If your key control system is pen, paper, and lock-box-based then this is a simpler matter to sort out. It matters much more when you’re assembling an electronic key management system that will integrate with an existing access control system within your organization.
Many different methods are available for authentication and access control. Some of the more popular ones supported by Real Time Networks solutions are PIN Codes, Proximity (Prox) Cards, Biometrics, Iris Scans, and Smart Phone. You can combine multiple methods for higher levels of security, as business needs require.
A combination of your security team, IT team, physical plant staff, and contractors can now install the necessary locks, key cabinets, and provision keys. What also needs to happen at this stage is the deployment of your key control policy, which will help ensure your new infrastructure is used effectively.
Your key issuing policy should be developed with input from across your organization. From senior leadership, to security management, to operational staff. Final approval should be given by senior leadership, so it’s clear to all personnel that the policy is in-line with the organization’s goals.
Your Key Issuing policy should detail how to record:
Make sure your policy can be consistently applied. In the past, this meant ensuring that log books and authorizing staff were always available near key cabinets. With electronic key management systems these functions are built into the access control panels and the lockers themselves.
Make sure exceptions can be handled in your system. For example, if you have an Accounting employee who works one day a week in a different department, make sure you have a way to authorize one day a week key access for any necessary keys. For example, with an electronic key management system, make sure a supervisor is able to issue manual overrides for that employee.

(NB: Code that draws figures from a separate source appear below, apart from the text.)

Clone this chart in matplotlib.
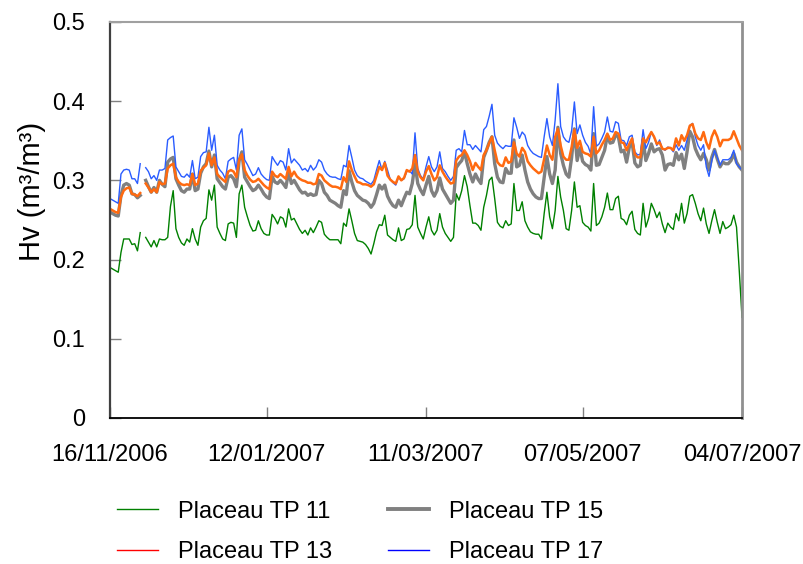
import matplotlib
matplotlib.use("Agg")
import matplotlib.pyplot as plt
from matplotlib.lines import Line2D
import numpy as np
import pandas as pd

plt.rcParams['font.family'] = ['Liberation Sans', 'DejaVu Sans']
plt.rcParams['font.size'] = 17

nan = np.nan

# daily volumetric water content, 16/11/2006 -> 04/07/2007 (day 12 missing)
start_date = '2006-11-16'

tp11 = [
    0.190, 0.188, 0.186, 0.184, 0.209, 0.226, 0.226, 0.226, 0.219, 0.220,
    0.211, 0.234, nan, 0.228, 0.222, 0.216, 0.224, 0.216, 0.226, 0.225,
    0.225, 0.228, 0.267, 0.287, 0.239, 0.228, 0.221, 0.218, 0.226, 0.222,
    0.239, 0.226, 0.218, 0.241, 0.249, 0.252, 0.288, 0.275, 0.294, 0.241,
    0.233, 0.226, 0.224, 0.245, 0.247, 0.246, 0.228, 0.283, 0.294, 0.266,
    0.254, 0.243, 0.236, 0.237, 0.249, 0.239, 0.233, 0.231, 0.231, 0.257,
    0.252, 0.245, 0.254, 0.252, 0.241, 0.264, 0.250, 0.252, 0.245, 0.238,
    0.233, 0.237, 0.231, 0.240, 0.234, 0.241, 0.249, 0.247, 0.232, 0.228,
    0.225, 0.225, 0.225, 0.225, 0.220, 0.246, 0.242, 0.264, 0.249, 0.233,
    0.224, 0.223, 0.222, 0.219, 0.214, 0.207, 0.220, 0.235, 0.244, 0.243,
    0.256, 0.231, 0.228, 0.225, 0.223, 0.240, 0.224, 0.226, 0.238, 0.239,
    0.244, 0.281, 0.241, 0.233, 0.226, 0.241, 0.254, 0.237, 0.231, 0.237,
    0.258, 0.241, 0.233, 0.228, 0.223, 0.228, 0.283, 0.275, 0.287, 0.306,
    0.292, 0.268, 0.246, 0.246, 0.243, 0.237, 0.266, 0.281, 0.300, 0.304,
    0.277, 0.247, 0.242, 0.240, 0.249, 0.243, 0.245, 0.296, 0.262, 0.262,
    0.273, 0.249, 0.241, 0.235, 0.233, 0.232, 0.232, 0.226, 0.258, 0.285,
    0.254, 0.239, 0.262, 0.305, 0.279, 0.262, 0.239, 0.237, 0.262, 0.298,
    0.266, 0.268, 0.247, 0.243, 0.241, 0.236, 0.296, 0.243, 0.246, 0.254,
    0.266, 0.284, 0.263, 0.263, 0.277, 0.280, 0.252, 0.250, 0.244, 0.256,
    0.261, 0.238, 0.233, 0.231, 0.271, 0.241, 0.252, 0.271, 0.263, 0.253,
    0.260, 0.245, 0.234, 0.246, 0.241, 0.238, 0.258, 0.249, 0.271, 0.246,
    0.258, 0.280, 0.282, 0.271, 0.258, 0.249, 0.265, 0.245, 0.233, 0.249,
    0.263, 0.247, 0.233, 0.248, 0.239, 0.241, 0.244, 0.256, 0.241, 0.186,
    0.127,
]

tp13 = [
    0.264, 0.262, 0.260, 0.259, 0.279, 0.287, 0.290, 0.291, 0.283, 0.282,
    0.280, 0.284, nan, 0.296, 0.291, 0.285, 0.289, 0.285, 0.298, 0.295,
    0.296, 0.315, 0.319, 0.321, 0.304, 0.298, 0.295, 0.294, 0.295, 0.294,
    0.308, 0.294, 0.296, 0.312, 0.316, 0.319, 0.334, 0.319, 0.329, 0.308,
    0.304, 0.301, 0.298, 0.311, 0.313, 0.311, 0.304, 0.326, 0.333, 0.313,
    0.306, 0.301, 0.298, 0.299, 0.302, 0.298, 0.294, 0.291, 0.289, 0.311,
    0.306, 0.304, 0.308, 0.305, 0.302, 0.317, 0.305, 0.311, 0.305, 0.302,
    0.300, 0.299, 0.297, 0.297, 0.295, 0.296, 0.308, 0.306, 0.300, 0.297,
    0.294, 0.292, 0.292, 0.291, 0.289, 0.304, 0.298, 0.324, 0.313, 0.305,
    0.298, 0.297, 0.295, 0.295, 0.294, 0.292, 0.295, 0.306, 0.317, 0.313,
    0.322, 0.306, 0.301, 0.298, 0.296, 0.305, 0.300, 0.303, 0.313, 0.311,
    0.315, 0.332, 0.311, 0.304, 0.300, 0.311, 0.318, 0.308, 0.300, 0.304,
    0.319, 0.311, 0.305, 0.300, 0.296, 0.297, 0.325, 0.330, 0.332, 0.338,
    0.332, 0.324, 0.313, 0.322, 0.317, 0.313, 0.332, 0.338, 0.347, 0.355,
    0.338, 0.323, 0.319, 0.318, 0.329, 0.322, 0.324, 0.348, 0.334, 0.330,
    0.341, 0.336, 0.324, 0.319, 0.315, 0.312, 0.309, 0.311, 0.327, 0.344,
    0.332, 0.326, 0.355, 0.365, 0.344, 0.330, 0.326, 0.326, 0.342, 0.364,
    0.341, 0.350, 0.336, 0.334, 0.333, 0.330, 0.355, 0.334, 0.338, 0.345,
    0.351, 0.359, 0.351, 0.353, 0.361, 0.359, 0.348, 0.347, 0.338, 0.346,
    0.353, 0.333, 0.329, 0.329, 0.353, 0.348, 0.355, 0.361, 0.355, 0.346,
    0.348, 0.340, 0.339, 0.341, 0.341, 0.338, 0.353, 0.344, 0.357, 0.350,
    0.357, 0.369, 0.371, 0.359, 0.353, 0.351, 0.361, 0.348, 0.340, 0.355,
    0.363, 0.355, 0.343, 0.351, 0.351, 0.351, 0.353, 0.362, 0.353, 0.344,
    0.338,
]

tp15 = [
    0.260, 0.258, 0.256, 0.255, 0.281, 0.294, 0.296, 0.294, 0.283, 0.282,
    0.278, 0.281, nan, 0.300, 0.292, 0.285, 0.291, 0.285, 0.300, 0.295,
    0.292, 0.323, 0.327, 0.329, 0.302, 0.294, 0.287, 0.285, 0.289, 0.289,
    0.308, 0.287, 0.289, 0.309, 0.317, 0.321, 0.337, 0.317, 0.332, 0.302,
    0.297, 0.292, 0.289, 0.304, 0.306, 0.302, 0.292, 0.325, 0.336, 0.304,
    0.298, 0.292, 0.287, 0.289, 0.294, 0.289, 0.283, 0.279, 0.277, 0.305,
    0.298, 0.296, 0.300, 0.296, 0.291, 0.311, 0.296, 0.300, 0.294, 0.288,
    0.284, 0.285, 0.281, 0.283, 0.281, 0.282, 0.300, 0.296, 0.285, 0.281,
    0.275, 0.273, 0.271, 0.268, 0.266, 0.287, 0.282, 0.312, 0.298, 0.287,
    0.281, 0.278, 0.275, 0.274, 0.271, 0.266, 0.271, 0.282, 0.294, 0.289,
    0.294, 0.280, 0.273, 0.268, 0.266, 0.275, 0.268, 0.277, 0.285, 0.283,
    0.296, 0.321, 0.296, 0.288, 0.282, 0.294, 0.305, 0.287, 0.280, 0.287,
    0.303, 0.289, 0.283, 0.277, 0.271, 0.275, 0.316, 0.321, 0.325, 0.336,
    0.321, 0.308, 0.298, 0.308, 0.301, 0.296, 0.329, 0.338, 0.348, 0.355,
    0.321, 0.304, 0.298, 0.297, 0.315, 0.309, 0.309, 0.351, 0.317, 0.319,
    0.332, 0.313, 0.298, 0.289, 0.283, 0.279, 0.277, 0.277, 0.304, 0.330,
    0.308, 0.296, 0.313, 0.367, 0.334, 0.319, 0.308, 0.304, 0.329, 0.365,
    0.325, 0.341, 0.324, 0.320, 0.318, 0.313, 0.359, 0.319, 0.320, 0.329,
    0.338, 0.357, 0.347, 0.348, 0.357, 0.355, 0.336, 0.338, 0.323, 0.342,
    0.348, 0.322, 0.317, 0.319, 0.351, 0.325, 0.334, 0.346, 0.336, 0.339,
    0.340, 0.332, 0.313, 0.320, 0.321, 0.319, 0.335, 0.326, 0.333, 0.315,
    0.336, 0.362, 0.355, 0.340, 0.332, 0.326, 0.334, 0.326, 0.313, 0.329,
    0.339, 0.327, 0.317, 0.323, 0.321, 0.321, 0.325, 0.334, 0.323, 0.317,
    0.313,
]

tp17 = [
    0.277, 0.275, 0.273, 0.271, 0.308, 0.313, 0.314, 0.313, 0.302, 0.302,
    0.296, 0.321, nan, 0.316, 0.311, 0.302, 0.306, 0.300, 0.313, 0.313,
    0.315, 0.351, 0.354, 0.356, 0.317, 0.311, 0.305, 0.304, 0.308, 0.304,
    0.325, 0.302, 0.304, 0.330, 0.335, 0.336, 0.367, 0.338, 0.357, 0.319,
    0.313, 0.309, 0.302, 0.324, 0.327, 0.329, 0.313, 0.357, 0.365, 0.326,
    0.320, 0.313, 0.306, 0.308, 0.316, 0.308, 0.304, 0.301, 0.300, 0.330,
    0.324, 0.319, 0.325, 0.323, 0.313, 0.340, 0.322, 0.327, 0.323, 0.319,
    0.313, 0.315, 0.311, 0.319, 0.313, 0.317, 0.326, 0.323, 0.313, 0.308,
    0.305, 0.304, 0.304, 0.302, 0.301, 0.319, 0.317, 0.344, 0.329, 0.313,
    0.306, 0.303, 0.302, 0.299, 0.297, 0.295, 0.300, 0.313, 0.325, 0.313,
    0.324, 0.313, 0.301, 0.297, 0.294, 0.304, 0.300, 0.302, 0.311, 0.312,
    0.308, 0.360, 0.315, 0.306, 0.302, 0.317, 0.330, 0.317, 0.311, 0.317,
    0.336, 0.315, 0.311, 0.305, 0.300, 0.305, 0.338, 0.340, 0.336, 0.363,
    0.345, 0.345, 0.339, 0.344, 0.340, 0.336, 0.364, 0.368, 0.381, 0.396,
    0.357, 0.347, 0.343, 0.340, 0.344, 0.343, 0.343, 0.379, 0.367, 0.353,
    0.361, 0.357, 0.344, 0.338, 0.334, 0.332, 0.330, 0.329, 0.355, 0.378,
    0.355, 0.344, 0.376, 0.422, 0.368, 0.355, 0.350, 0.348, 0.363, 0.399,
    0.359, 0.370, 0.357, 0.348, 0.343, 0.333, 0.393, 0.343, 0.346, 0.353,
    0.361, 0.380, 0.362, 0.361, 0.374, 0.372, 0.351, 0.350, 0.344, 0.355,
    0.357, 0.336, 0.332, 0.333, 0.364, 0.340, 0.348, 0.361, 0.355, 0.344,
    0.351, 0.340, 0.338, 0.342, 0.341, 0.336, 0.345, 0.338, 0.344, 0.338,
    0.351, 0.369, 0.372, 0.355, 0.344, 0.338, 0.345, 0.317, 0.305, 0.325,
    0.338, 0.329, 0.319, 0.326, 0.326, 0.326, 0.329, 0.338, 0.321, 0.317,
    0.313,
]

tick_dates = ['2006-11-16', '2007-01-12', '2007-03-11', '2007-05-07', '2007-07-04']
y_ticks = [0, 0.1, 0.2, 0.3, 0.4, 0.5]
y_labels = ['0', '0.1', '0.2', '0.3', '0.4', '0.5']
legend_labels = ['Placeau TP 11', 'Placeau TP 13', 'Placeau TP 15', 'Placeau TP 17']

dates = pd.date_range(start_date, periods=len(tp11), freq='D')

fig = plt.figure(figsize=(8.04, 5.64), dpi=100)
ax = fig.add_axes([0.1368, 0.2589, 0.7861, 0.7022])

ax.plot(dates, tp11, color='#008000', lw=1.0)
ax.plot(dates, tp15, color='#808080', lw=2.4)
ax.plot(dates, tp17, color='#2a5cff', lw=1.0)
ax.plot(dates, tp13, color='#ff6a10', lw=1.8)

ax.set_xlim(dates[0], dates[-1])
ax.set_ylim(0, 0.5)

xt = pd.to_datetime(tick_dates)
ax.set_xticks(xt)
ax.set_xticklabels([d.strftime('%d/%m/%Y') for d in xt])
ax.set_yticks(y_ticks)
ax.set_yticklabels(y_labels)

ax.tick_params(axis='both', direction='in', length=8, width=1, colors='#808080',
               labelcolor='black')
ax.tick_params(axis='x', pad=19)
ax.tick_params(axis='y', pad=18)

ax.spines['left'].set_color('#404040')
ax.spines['left'].set_linewidth(1.6)
ax.spines['bottom'].set_color('black')
ax.spines['bottom'].set_linewidth(1.3)
ax.spines['top'].set_color('#a0a0a0')
ax.spines['top'].set_linewidth(1.5)
ax.spines['right'].set_color('#909090')
ax.spines['right'].set_linewidth(2)

ax.set_ylabel('Hv (m³/m³)', fontsize=21)
ax.yaxis.set_label_coords(-0.101, 0.571)

# legend below the axes, two columns
handles = [
    Line2D([], [], color='#008000', lw=1.0),
    Line2D([], [], color='#ff0000', lw=1.0),
    Line2D([], [], color='#808080', lw=2.8),
    Line2D([], [], color='#0000ff', lw=1.0),
]
fig.legend(handles, legend_labels, ncol=2, frameon=False, loc='center',
           bbox_to_anchor=(0.448, 0.057), handlelength=1.7, handletextpad=0.85,
           columnspacing=2.4, labelspacing=0.78)

fig.savefig('out.png', dpi=100)
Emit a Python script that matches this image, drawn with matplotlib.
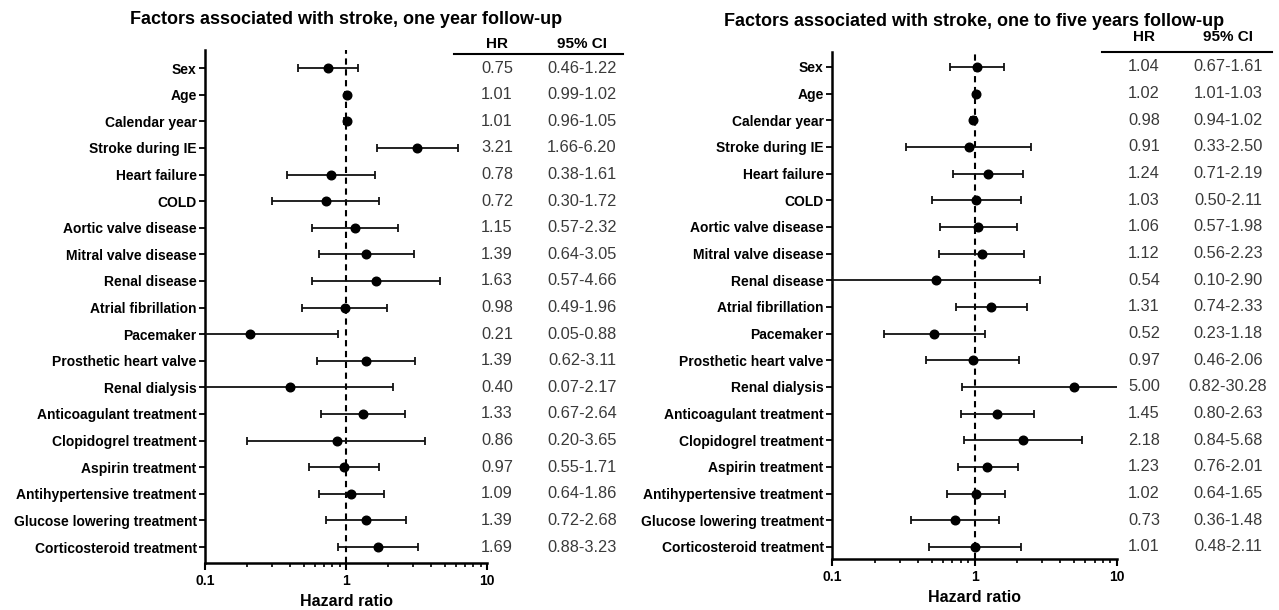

That said, access should be assigned based around normal business and not based around exceptional circumstances. Productivity will be better long term if the system is built to support normal business operations.
Transaction logs should periodically be audited. The exact frequency will likely depend on individual business security needs and regulatory obligations. Whatever is relevant for your organization should be outlined in your key policy as well.
Deploying an effective key control program is a serious commitment of time, money, and resources. But it’s not an impossible task, and is in fact well worth the effort. A number of valuable resources are available beyond this set of best practices. Some are listed below.
And you can always contact Real Time Networks’ team of key management experts for advice on deploying a program that’s a good fit for your organization.
The National Institute of Standards & Technology has become the de facto technical standards agency for the US government. Any businesses working with or for the US Federal government will need to be familiar with these requirements. The documents linked here might also work well as baseline access control standards for private businesses.
ISO 55000 is an internationally-recognized standard for asset management. It is highly-flexible and suitable for a broad range of use cases and industries. The 55000 Series standard launched in 2014, replacing the earlier PAS 55 standard.